= Chain-melted state =

State of matter, between liquid and solid

The chain-melted state is a state of matter in which a substance, typically a metal, notably potassium, behaves both in the liquid and solid state at the same time. This is done by applying extreme pressure and temperature, causing the metal to become solid and molten simultaneously. It was confirmed to be a state of matter in 2019 by a group of researchers at the University of Edinburgh using artificial intelligence to analyse the results of subjecting potassium to high temperatures and pressure, when the potassium began exhibiting properties where it was apparently both solid and liquid. The phenomenon was observed by a group of other researchers in 2014; however, it was only thought to be a transitioning state. The chain-melted state has also been observed in other elements, such as sodium and rubidium. Some other elements, like bismuth, are also capable of being in the chain-melted state.

== Properties ==
Substances in the chain-melted state display properties of both a solid and a liquid. The co-author of a study regarding the chain-melted state, Andreas Hermann, stated that if the matter were hypothetically to be handled by a person, it would be like holding a wet sponge that is leaking water, while the sponge itself is actually made of water. Described more formally, the potassium metal developed two internal structures, a chain-like lattice that dissolved, and a stronger Bravais lattice that remained in a solid state. This is a type of host–guest chemistry where, in this case, the host lattice of metal atoms remains solid while some of the material binds weakly and resembles a liquid.

== Real world examples ==
Metals in Earth's inner core could possibly be in the chain-melted state, as suggested by several simulations, where metals such as titanium and iron displayed partially molten states, or quasi-solid properties.

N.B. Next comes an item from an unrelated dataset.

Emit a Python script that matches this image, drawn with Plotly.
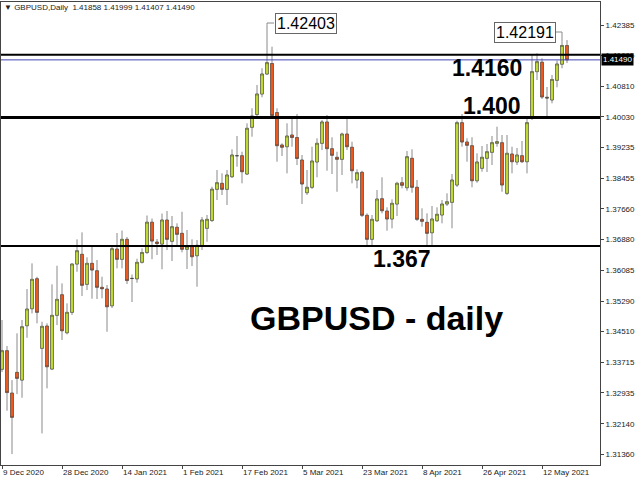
import plotly.graph_objects as go

# ---------------- data ----------------
opens = [
    1.33540, 1.34018, 1.32929, 1.33461, 1.33263, 1.34659, 1.35096, 1.35867, 1.34078, 1.34651,
    1.33546, 1.34926, 1.35455, 1.34479, 1.35003, 1.36244, 1.36494, 1.35723, 1.36262, 1.36072,
    1.35646, 1.35602, 1.35173, 1.36630, 1.36365, 1.36879, 1.35877, 1.35864, 1.36290, 1.36540,
    1.37319, 1.36810, 1.36758, 1.37375, 1.36828, 1.37188, 1.37033, 1.36622, 1.36689, 1.36458,
    1.36707, 1.37162, 1.37362, 1.38164, 1.38318, 1.38164, 1.38488, 1.39028, 1.39028, 1.38557,
    1.39758, 1.40087, 1.40613, 1.41127, 1.41397, 1.40138, 1.39303, 1.39259, 1.39560, 1.39495,
    1.38917, 1.38077, 1.38216, 1.38866, 1.39346, 1.39894, 1.39208, 1.38987, 1.38935, 1.39585,
    1.39244, 1.38403, 1.38601, 1.37496, 1.36879, 1.37357, 1.37923, 1.37606, 1.37401, 1.37786,
    1.38334, 1.38205, 1.38961, 1.38216, 1.37393, 1.37316, 1.37049, 1.37357, 1.37504, 1.37786,
    1.37830, 1.38275, 1.39876, 1.39380, 1.39285, 1.38385, 1.38704, 1.38961, 1.39115, 1.39346,
    1.39362, 1.38061, 1.39071, 1.38866, 1.39028, 1.38873, 1.39990, 1.41187, 1.41431, 1.40529,
    1.40459, 1.40965, 1.41379, 1.41858]

highs = [
    1.34806, 1.34138, 1.33263, 1.34463, 1.34806, 1.35602, 1.36262, 1.35918, 1.34761, 1.34720,
    1.35723, 1.36201, 1.35748, 1.35234, 1.36262, 1.36879, 1.37059, 1.36417, 1.36689, 1.36347,
    1.35918, 1.35705, 1.36694, 1.37041, 1.37105, 1.36938, 1.35975, 1.36381, 1.36648, 1.37491,
    1.37414, 1.36887, 1.37542, 1.37606, 1.37478, 1.37290, 1.37588, 1.37118, 1.36879, 1.36861,
    1.37452, 1.37504, 1.38231, 1.38660, 1.38575, 1.38660, 1.39192, 1.39534, 1.39130, 1.39860,
    1.40246, 1.40845, 1.41274, 1.42403, 1.41829, 1.40246, 1.39346, 1.39860, 1.39997, 1.40099,
    1.39046, 1.38660, 1.39259, 1.39475, 1.39945, 1.40074, 1.39501, 1.39130, 1.39619, 1.39990,
    1.39387, 1.38678, 1.38642, 1.37547, 1.37504, 1.38146, 1.38473, 1.37702, 1.37907, 1.38359,
    1.38480, 1.39148, 1.39192, 1.38403, 1.37676, 1.37547, 1.37735, 1.37702, 1.37889, 1.38061,
    1.38557, 1.39927, 1.40099, 1.39475, 1.39501, 1.39089, 1.39277, 1.39328, 1.39534, 1.39773,
    1.39560, 1.39560, 1.39259, 1.39226, 1.39405, 1.40022, 1.41641, 1.41659, 1.41531, 1.40793,
    1.41102, 1.41474, 1.41958, 1.41999]

lows = [
    1.33470, 1.32476, 1.31361, 1.32903, 1.32808, 1.34350, 1.34977, 1.34720, 1.31893, 1.33050,
    1.33520, 1.34677, 1.34291, 1.34438, 1.34934, 1.36046, 1.35422, 1.35576, 1.35353, 1.35345,
    1.35363, 1.34504, 1.35114, 1.36134, 1.36134, 1.35730, 1.35268, 1.35764, 1.36257, 1.36501,
    1.36368, 1.36476, 1.36111, 1.36604, 1.36321, 1.36689, 1.36545, 1.36116, 1.36193, 1.35661,
    1.36604, 1.36817, 1.37324, 1.37889, 1.38018, 1.37761, 1.38455, 1.38745, 1.38318, 1.38532,
    1.39516, 1.40048, 1.40529, 1.41102, 1.40022, 1.38873, 1.39020, 1.38575, 1.39259, 1.38789,
    1.37786, 1.38018, 1.38172, 1.38473, 1.39174, 1.38642, 1.38557, 1.38102, 1.38532, 1.39174,
    1.38318, 1.38190, 1.37452, 1.36733, 1.36733, 1.37324, 1.37547, 1.37100, 1.37162, 1.37478,
    1.38190, 1.38128, 1.38077, 1.37349, 1.37203, 1.36733, 1.36733, 1.37324, 1.37290, 1.37735,
    1.37162, 1.38223, 1.39259, 1.38873, 1.38216, 1.38334, 1.38616, 1.38609, 1.38789, 1.39259,
    1.38102, 1.38018, 1.38575, 1.38789, 1.38840, 1.38575, 1.39945, 1.40973, 1.40485, 1.40030,
    1.40374, 1.40786, 1.41274, 1.41407]

closes = [
    1.34018, 1.32942, 1.32305, 1.33307, 1.34633, 1.35088, 1.35851, 1.35003, 1.34643, 1.33605,
    1.34926, 1.35337, 1.34530, 1.35003, 1.36244, 1.36586, 1.35697, 1.36262, 1.36090, 1.35646,
    1.35610, 1.35147, 1.36638, 1.36365, 1.36879, 1.35820, 1.35872, 1.36288, 1.36540, 1.37319,
    1.36835, 1.36771, 1.37375, 1.36879, 1.37203, 1.37008, 1.36622, 1.36689, 1.36432, 1.36725,
    1.37375, 1.37393, 1.38167, 1.38334, 1.38164, 1.38532, 1.39046, 1.39028, 1.38616, 1.39732,
    1.40048, 1.40613, 1.41127, 1.41418, 1.40061, 1.39285, 1.39244, 1.39534, 1.39495, 1.38956,
    1.38300, 1.38216, 1.38891, 1.39346, 1.39894, 1.39208, 1.39038, 1.38935, 1.39585, 1.39259,
    1.38642, 1.38591, 1.37496, 1.36879, 1.37393, 1.37915, 1.37614, 1.37401, 1.37804, 1.38318,
    1.38267, 1.39002, 1.38216, 1.37393, 1.37342, 1.37033, 1.37401, 1.37522, 1.37786, 1.37845,
    1.38403, 1.39876, 1.39380, 1.39295, 1.38385, 1.38866, 1.38987, 1.39130, 1.39362, 1.39387,
    1.38275, 1.39089, 1.38873, 1.39046, 1.38873, 1.39876, 1.41187, 1.41444, 1.40536, 1.40511,
    1.40986, 1.41384, 1.41860, 1.41490]

x_tick_idx = [0, 12, 24, 36, 48, 60, 72, 84, 96, 108]
x_tick_text = ["9 Dec 2020", "28 Dec 2020", "14 Jan 2021", "1 Feb 2021", "17 Feb 2021",
               "5 Mar 2021", "23 Mar 2021", "8 Apr 2021", "26 Apr 2021", "12 May 2021"]
y_tick_vals = [1.42385, 1.41605, 1.40810, 1.40030, 1.39235, 1.38455, 1.37660, 1.36880,
               1.36085, 1.35290, 1.34510, 1.33715, 1.32935, 1.32140, 1.31360]

level_prices = [1.41620, 1.40010, 1.36708]
level_labels = ["1.4160", "1.400", "1.367"]
peak_labels = ["1.42403", "1.42191"]
peak_idx = [53, 112]
symbol = "GBPUSD,Daily"
title_text = "GBPUSD - daily"

# ---------------- styling ----------------
BULL = "#c6e034"
BEAR = "#f65a1c"
EDGE = "#404040"
WICK = "#8a8a8a"
AXIS = "#444444"
TXT = "#222222"
FONT = "Liberation Sans, Arial, sans-serif"

xs = list(range(len(opens)))
body_hi = [max(o, c) for o, c in zip(opens, closes)]
body_lo = [min(o, c) for o, c in zip(opens, closes)]

fig = go.Figure()
# wicks
fig.add_trace(go.Candlestick(
    x=xs, open=opens, high=highs, low=lows, close=closes,
    increasing=dict(line=dict(color=WICK, width=1), fillcolor=WICK),
    decreasing=dict(line=dict(color=WICK, width=1), fillcolor=WICK),
    whiskerwidth=0, showlegend=False, hoverinfo="skip"))
# bodies
fig.add_trace(go.Candlestick(
    x=xs, open=opens, high=body_hi, low=body_lo, close=closes,
    increasing=dict(line=dict(color=EDGE, width=0.5), fillcolor=BULL),
    decreasing=dict(line=dict(color=EDGE, width=0.5), fillcolor=BEAR),
    whiskerwidth=0, showlegend=False))

shapes = []
for p, w in zip(level_prices, [2, 3, 2]):
    shapes.append(dict(type="line", xref="paper", x0=0, x1=1, yref="y", y0=p, y1=p,
                       line=dict(color="black", width=w), layer="above"))
# bid line
bid = closes[-1]
shapes.append(dict(type="line", xref="paper", x0=0, x1=1, yref="y", y0=bid, y1=bid,
                   line=dict(color="#4646b4", width=1), layer="above"))

# peak label connectors
lab1_y = 1.42437
lab2_y = 1.42206
shapes.append(dict(type="line", x0=peak_idx[0], x1=peak_idx[0], y0=highs[peak_idx[0]], y1=lab1_y,
                   line=dict(color=WICK, width=1)))
shapes.append(dict(type="line", x0=peak_idx[0], x1=54.4, y0=lab1_y, y1=lab1_y,
                   line=dict(color=WICK, width=1)))
shapes.append(dict(type="line", x0=peak_idx[1], x1=peak_idx[1], y0=highs[peak_idx[1]], y1=lab2_y,
                   line=dict(color=WICK, width=1)))
shapes.append(dict(type="line", x0=110.8, x1=peak_idx[1], y0=lab2_y, y1=lab2_y,
                   line=dict(color=WICK, width=1)))

annotations = []
# date labels (left aligned at tick)
for i, t in zip(x_tick_idx, x_tick_text):
    annotations.append(dict(x=i, xref="x", y=0, yref="paper", yanchor="top", xanchor="left",
                            text=t, showarrow=False, font=dict(family=FONT, size=8, color=TXT),
                            yshift=-1, xshift=-1))
# header
annotations.append(dict(x=0, xref="paper", y=1, yref="paper", xanchor="left", yanchor="top",
                        text="▼ %s  %.5f %.5f %.5f %.5f" % (symbol, opens[-1], highs[-1], lows[-1], closes[-1]),
                        showarrow=False, font=dict(family=FONT, size=8, color=TXT), xshift=1, yshift=1))
# bid price tag
annotations.append(dict(x=1, xref="paper", y=bid, yref="y", xanchor="left", yanchor="middle",
                        text="%.5f" % bid, showarrow=False, bgcolor="black",
                        font=dict(family=FONT, size=8, color="white"), borderpad=1, xshift=1))
# peak boxed labels
annotations.append(dict(x=60.8, y=lab1_y, text=peak_labels[0], showarrow=False,
                        font=dict(family=FONT, size=16, color="black"), bgcolor="white",
                        bordercolor="#666666", borderwidth=1, borderpad=1))
annotations.append(dict(x=104.5, y=lab2_y, text=peak_labels[1], showarrow=False,
                        font=dict(family=FONT, size=16, color="black"), bgcolor="white",
                        bordercolor="#666666", borderwidth=1, borderpad=1))
# level labels
bold = dict(family=FONT, size=23, color="black", weight="bold")
annotations.append(dict(x=96.9, y=1.41294, text=level_labels[0], showarrow=False, font=bold))
annotations.append(dict(x=98.0, y=1.40305, text=level_labels[1], showarrow=False, font=bold))
annotations.append(dict(x=80.0, y=1.36364, text=level_labels[2], showarrow=False, font=bold))
annotations.append(dict(x=74.9, y=1.34858, text=title_text, showarrow=False,
                        font=dict(family=FONT, size=34, color="black", weight="bold")))

fig.update_layout(
    width=640, height=480,
    margin=dict(l=1, r=40, t=2, b=15, autoexpand=False),
    paper_bgcolor="white", plot_bgcolor="white",
    showlegend=False, boxgap=0.2,
    shapes=shapes, annotations=annotations,
    xaxis=dict(range=[-0.2, 119.6], rangeslider=dict(visible=False), showgrid=False,
               zeroline=False, showline=True, mirror=True, linecolor=AXIS, linewidth=1,
               tickvals=x_tick_idx, showticklabels=False, ticks="outside", ticklen=3,
               tickcolor=AXIS, automargin=False),
    yaxis=dict(range=[1.31081, 1.42977], side="right", showgrid=False, zeroline=False,
               showline=True, mirror=True, linecolor=AXIS, linewidth=1,
               tickvals=y_tick_vals, ticktext=["%.5f" % v for v in y_tick_vals],
               ticks="outside", ticklen=3, tickcolor=AXIS,
               tickfont=dict(family=FONT, size=8, color=TXT), automargin=False),
)

fig.write_html("out.html", config={"displayModeBar": False},
               post_script="document.body.style.margin='0';document.body.style.overflow='hidden';")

It is also possible that Earth's mantle may contain metals like potassium in the chain-melted state; however, potassium is usually not found in pure form.

These suggestions may also possibly be proven by the Kola superdeep borehole, where according to declassified documents, the rock at the bottom of the borehole was found to be in a texture between solid and liquid.

== Applications ==
No applications have been found thus far, although physicist Andreas Hermann states that if the state of matter could be recreated in other materials, it could have many different applications.